Avalanche transistors have probably been known since the earliest days of silicon transistors but I have never heard of them being implemented with germanium devices, though some readers may know otherwise.

One important use for them was in creating extremely fast, narrow pulses to drive the sampling gate in a sampling oscilloscope.

Such oscilloscopes provided, in the late 1950s, the then incredible bandwidth of 2 GHz, at a time when other oscilloscopes were struggling, with distributed amplifiers and special cathode ray tubes, to make a bandwidth of 85 MHz.

Admittedly those early sampling oscilloscopes were plagued by possible aliased responses and, inconveniently, needed a separate external trigger, but they were steadily developed over the years, providing, by the 1970s, a bandwidth of 10–14 GHz.

The latest digital sampling oscilloscopes provide bandwidths of up to 50 GHz, although like their analog predecessors they are limited to displaying repetitive waveforms, making them inappropriate for some of the more difficult oscilloscope applications, such as glitch capture.

The basic avalanche transistor circuit is very simple, and a version published in the late 1970s (Ref. 1) apparently produced a 1 Mpulse/sec pulse train with a peak amplitude of 11 V, a halfamplitude pulse width of 250 ps and a risetime of 130 ps.

This with a 2N2369, an unremarkable switching transistor with a 500 MHz ft and a Cobo of 4 pF. The waveform, reproduced in the article, was naturally captured on a sampling oscilloscope.


Interest in avalanche circuits seems to have flagged a little after the 1970s, or perhaps it is that the limited number of specialised uses for which they are appropriate resulted in the spotlight always resting elsewhere.

Another problem is the absence of transistor types specifically designed and characterised for this application.
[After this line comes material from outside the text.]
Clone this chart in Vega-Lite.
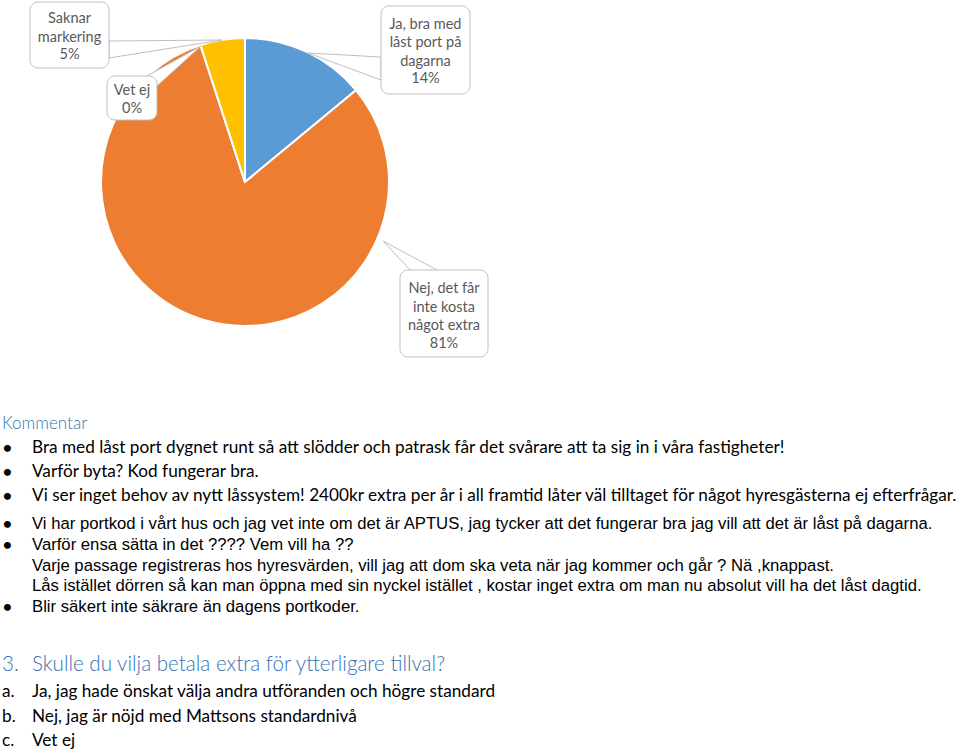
{
  "$schema": "https://vega.github.io/schema/vega-lite/v6.json",
  "width": 960,
  "height": 751,
  "autosize": {"type": "none"},
  "padding": 0,
  "background": "white",
  "config": {"view": {"stroke": null}},
  "datasets": {
    "svar": [
      {"nr": 1, "svar": "Ja, bra med låst port på dagarna", "andel": 0.14, "etikett": ["Ja, bra med", "låst port på", "dagarna"]},
      {"nr": 2, "svar": "Nej, det får inte kosta något extra", "andel": 0.81, "etikett": ["Nej, det får", "inte kosta", "något extra"]},
      {"nr": 3, "svar": "Vet ej", "andel": 0.0, "etikett": ["Vet ej"]},
      {"nr": 4, "svar": "Saknar markering", "andel": 0.05, "etikett": ["Saknar", "markering"]}
    ],
    "dokument": [
      {"rad": 0, "typ": "rubrik", "markor": "", "text": "Kommentar"},
      {"rad": 1, "typ": "c", "markor": "•", "text": "Bra med låst port dygnet runt så att slödder och patrask får det svårare att ta sig in i våra fastigheter!"},
      {"rad": 2, "typ": "c", "markor": "•", "text": "Varför byta? Kod fungerar bra."},
      {"rad": 3, "typ": "c", "markor": "•", "text": "Vi ser inget behov av nytt låssystem! 2400kr extra per år i all framtid låter väl tilltaget för något hyresgästerna ej efterfrågar."},
      {"rad": 4, "typ": "a", "markor": "•", "text": "Vi har portkod i vårt hus och jag vet inte om det är APTUS, jag tycker att det fungerar bra jag vill att det är låst på dagarna."},
      {"rad": 5, "typ": "a", "markor": "•", "text": "Varför ensa sätta in det ???? Vem vill ha ??"},
      {"rad": 6, "typ": "a", "markor": "", "text": "Varje passage registreras hos hyresvärden, vill jag att dom ska veta när jag kommer och går ? Nä ,knappast."},
      {"rad": 7, "typ": "a", "markor": "", "text": "Lås istället dörren så kan man öppna med sin nyckel istället , kostar inget extra om man nu absolut vill ha det låst dagtid."},
      {"rad": 8, "typ": "a", "markor": "•", "text": "Blir säkert inte säkrare än dagens portkoder."},
      {"rad": 9, "typ": "fraga", "markor": "3.", "text": "Skulle du vilja betala extra för ytterligare tillval?"},
      {"rad": 10, "typ": "alt", "markor": "a.", "text": "Ja, jag hade önskat välja andra utföranden och högre standard"},
      {"rad": 11, "typ": "alt", "markor": "b.", "text": "Nej, jag är nöjd med Mattsons standardnivå"},
      {"rad": 12, "typ": "alt", "markor": "c.", "text": "Vet ej"}
    ]
  },
  "resolve": {"scale": {"x": "independent", "y": "independent"}},
  "layer": [
    {
      "data": {"name": "svar"},
      "layer": [
        {
          "mark": {"type": "arc", "outerRadius": 144, "stroke": "white", "strokeWidth": 2},
          "encoding": {
            "theta": {"field": "andel", "type": "quantitative", "stack": true},
            "order": {"field": "nr", "type": "quantitative"},
            "color": {"field": "svar", "type": "nominal", "legend": null,
              "scale": {"domain": ["Ja, bra med låst port på dagarna", "Nej, det får inte kosta något extra", "Vet ej", "Saknar markering"],
                        "range": ["#5B9BD5", "#ED7D31", "#A5A5A5", "#FFC000"]}},
            "x": {"datum": 245, "type": "quantitative", "scale": {"domain": [0, 960], "nice": false, "zero": false}, "axis": null},
            "y": {"datum": 182, "type": "quantitative", "scale": {"domain": [0, 751], "nice": false, "zero": false, "reverse": true}, "axis": null}
          }
        },
        {
          "transform": [{"filter": "datum.nr == 1"}],
          "layer": [
            {"mark": {"type": "point", "shape": "M0,0L73,4L73,27Z", "size": 4, "filled": true, "fill": "white", "stroke": "#BFBFBF", "strokeWidth": 1, "opacity": 1},
             "encoding": {"x": {"datum": 308, "type": "quantitative"}, "y": {"datum": 53, "type": "quantitative"}}},
            {"mark": {"type": "rect", "fill": "white", "stroke": "#BFBFBF", "strokeWidth": 1, "cornerRadius": 8},
             "encoding": {"x": {"datum": 381, "type": "quantitative"}, "x2": {"datum": 470}, "y": {"datum": 6, "type": "quantitative"}, "y2": {"datum": 94}}},
            {"mark": {"type": "text", "align": "center", "baseline": "middle", "font": "Lato", "fontSize": 14.5, "lineHeight": 18.5, "color": "#595959"},
             "encoding": {"text": {"field": "etikett"}, "x": {"datum": 425.5, "type": "quantitative"}, "y": {"datum": 24.5, "type": "quantitative"}}},
            {"mark": {"type": "text", "align": "center", "baseline": "middle", "font": "Lato", "fontSize": 14.5, "color": "#595959"},
             "encoding": {"text": {"field": "andel", "type": "quantitative", "format": ".0%"}, "x": {"datum": 425.5, "type": "quantitative"}, "y": {"datum": 79, "type": "quantitative"}}}
          ]
        },
        {
          "transform": [{"filter": "datum.nr == 2"}],
          "layer": [
            {"mark": {"type": "point", "shape": "M0,0L29,31L54,29Z", "size": 4, "filled": true, "fill": "white", "stroke": "#BFBFBF", "strokeWidth": 1, "opacity": 1},
             "encoding": {"x": {"datum": 383, "type": "quantitative"}, "y": {"datum": 241, "type": "quantitative"}}},
            {"mark": {"type": "rect", "fill": "white", "stroke": "#BFBFBF", "strokeWidth": 1, "cornerRadius": 8},
             "encoding": {"x": {"datum": 400, "type": "quantitative"}, "x2": {"datum": 488}, "y": {"datum": 270, "type": "quantitative"}, "y2": {"datum": 357}}},
            {"mark": {"type": "text", "align": "center", "baseline": "middle", "font": "Lato", "fontSize": 14.5, "lineHeight": 18.5, "color": "#595959"},
             "encoding": {"text": {"field": "etikett"}, "x": {"datum": 444, "type": "quantitative"}, "y": {"datum": 289, "type": "quantitative"}}},
            {"mark": {"type": "text", "align": "center", "baseline": "middle", "font": "Lato", "fontSize": 14.5, "color": "#595959"},
             "encoding": {"text": {"field": "andel", "type": "quantitative", "format": ".0%"}, "x": {"datum": 444, "type": "quantitative"}, "y": {"datum": 344, "type": "quantitative"}}}
          ]
        },
        {
          "transform": [{"filter": "datum.nr == 3"}],
          "layer": [
            {"mark": {"type": "point", "shape": "M0,0L-54,30L-44,40Z", "size": 4, "filled": true, "fill": "white", "stroke": "#BFBFBF", "strokeWidth": 1, "opacity": 1},
             "encoding": {"x": {"datum": 201, "type": "quantitative"}, "y": {"datum": 46, "type": "quantitative"}}},
            {"mark": {"type": "rect", "fill": "white", "stroke": "#BFBFBF", "strokeWidth": 1, "cornerRadius": 8},
             "encoding": {"x": {"datum": 107, "type": "quantitative"}, "x2": {"datum": 157}, "y": {"datum": 76, "type": "quantitative"}, "y2": {"datum": 120}}},
            {"mark": {"type": "text", "align": "center", "baseline": "middle", "font": "Lato", "fontSize": 14.5, "lineHeight": 18.5, "color": "#595959"},
             "encoding": {"text": {"field": "etikett"}, "x": {"datum": 132, "type": "quantitative"}, "y": {"datum": 91, "type": "quantitative"}}},
            {"mark": {"type": "text", "align": "center", "baseline": "middle", "font": "Lato", "fontSize": 14.5, "color": "#595959"},
             "encoding": {"text": {"field": "andel", "type": "quantitative", "format": ".0%"}, "x": {"datum": 132, "type": "quantitative"}, "y": {"datum": 108.5, "type": "quantitative"}}}
          ]
        },
        {
          "transform": [{"filter": "datum.nr == 4"}],
          "layer": [
            {"mark": {"type": "point", "shape": "M0,0L-113,1L-113,18Z", "size": 4, "filled": true, "fill": "white", "stroke": "#BFBFBF", "strokeWidth": 1, "opacity": 1},
             "encoding": {"x": {"datum": 222, "type": "quantitative"}, "y": {"datum": 40, "type": "quantitative"}}},
            {"mark": {"type": "rect", "fill": "white", "stroke": "#BFBFBF", "strokeWidth": 1, "cornerRadius": 8},
             "encoding": {"x": {"datum": 30, "type": "quantitative"}, "x2": {"datum": 109}, "y": {"datum": 2, "type": "quantitative"}, "y2": {"datum": 68}}},
            {"mark": {"type": "text", "align": "center", "baseline": "middle", "font": "Lato", "fontSize": 14.5, "lineHeight": 18.5, "color": "#595959"},
             "encoding": {"text": {"field": "etikett"}, "x": {"datum": 69.5, "type": "quantitative"}, "y": {"datum": 19, "type": "quantitative"}}},
            {"mark": {"type": "text", "align": "center", "baseline": "middle", "font": "Lato", "fontSize": 14.5, "color": "#595959"},
             "encoding": {"text": {"field": "andel", "type": "quantitative", "format": ".0%"}, "x": {"datum": 69.5, "type": "quantitative"}, "y": {"datum": 55, "type": "quantitative"}}}
          ]
        }
      ]
    },
    {
      "data": {"name": "dokument"},
      "encoding": {
        "y": {"field": "rad", "type": "quantitative", "axis": null,
              "scale": {"domain": [0, 3, 4, 8, 9, 10, 12], "range": [424, 496, 524, 607, 665, 692, 741], "nice": false, "zero": false}}
      },
      "layer": [
        {"transform": [{"filter": "datum.typ == 'rubrik'"}],
         "mark": {"type": "text", "align": "left", "baseline": "middle", "font": "Lato", "fontWeight": 300, "fontSize": 17, "color": "#3572B3"},
         "encoding": {"text": {"field": "text"}, "x": {"datum": 2, "type": "quantitative", "scale": {"domain": [0, 960], "nice": false, "zero": false}, "axis": null}}},
        {"transform": [{"filter": "datum.markor == '•'"}],
         "mark": {"type": "text", "align": "center", "baseline": "middle", "font": "Lato", "fontWeight": "bold", "fontSize": 16, "color": "black"},
         "encoding": {"text": {"field": "markor"}, "x": {"datum": 7.5, "type": "quantitative"}}},
        {"transform": [{"filter": "datum.typ == 'c'"}],
         "mark": {"type": "text", "align": "left", "baseline": "middle", "font": "Lato", "fontSize": 17.2, "color": "black"},
         "encoding": {"text": {"field": "text"}, "x": {"datum": 32, "type": "quantitative"}}},
        {"transform": [{"filter": "datum.typ == 'a'"}],
         "mark": {"type": "text", "align": "left", "baseline": "middle", "font": "Liberation Sans", "fontSize": 16.7, "color": "black"},
         "encoding": {"text": {"field": "text"}, "x": {"datum": 32, "type": "quantitative"}}},
        {"transform": [{"filter": "datum.typ == 'fraga'"}],
         "mark": {"type": "text", "align": "left", "baseline": "middle", "font": "Lato", "fontWeight": 300, "fontSize": 20.6, "color": "#3572B3"},
         "encoding": {"text": {"field": "markor"}, "x": {"datum": 2, "type": "quantitative"}}},
        {"transform": [{"filter": "datum.typ == 'fraga'"}],
         "mark": {"type": "text", "align": "left", "baseline": "middle", "font": "Lato", "fontWeight": 300, "fontSize": 20.6, "color": "#3572B3"},
         "encoding": {"text": {"field": "text"}, "x": {"datum": 32, "type": "quantitative"}}},
        {"transform": [{"filter": "datum.typ == 'alt'"}],
         "mark": {"type": "text", "align": "left", "baseline": "middle", "font": "Lato", "fontSize": 17.2, "color": "black"},
         "encoding": {"text": {"field": "markor"}, "x": {"datum": 2, "type": "quantitative"}}},
        {"transform": [{"filter": "datum.typ == 'alt'"}],
         "mark": {"type": "text", "align": "left", "baseline": "middle", "font": "Lato", "fontSize": 17.2, "color": "black"},
         "encoding": {"text": {"field": "text"}, "x": {"datum": 32, "type": "quantitative"}}}
      ]
    }
  ]
}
But this situation has recently changed, due to the interest in high-power laser diodes capable of producing extremely narrow pulses for ranging and other purposes, in Pockel cell drivers, and in streak cameras, etc.

Two transistors specifically characterised for avalanche pulse operation, types ZTX413 and ZTX415 (Ref. 2), have recently appeared, together with an application note (Ref. 3) for the latter.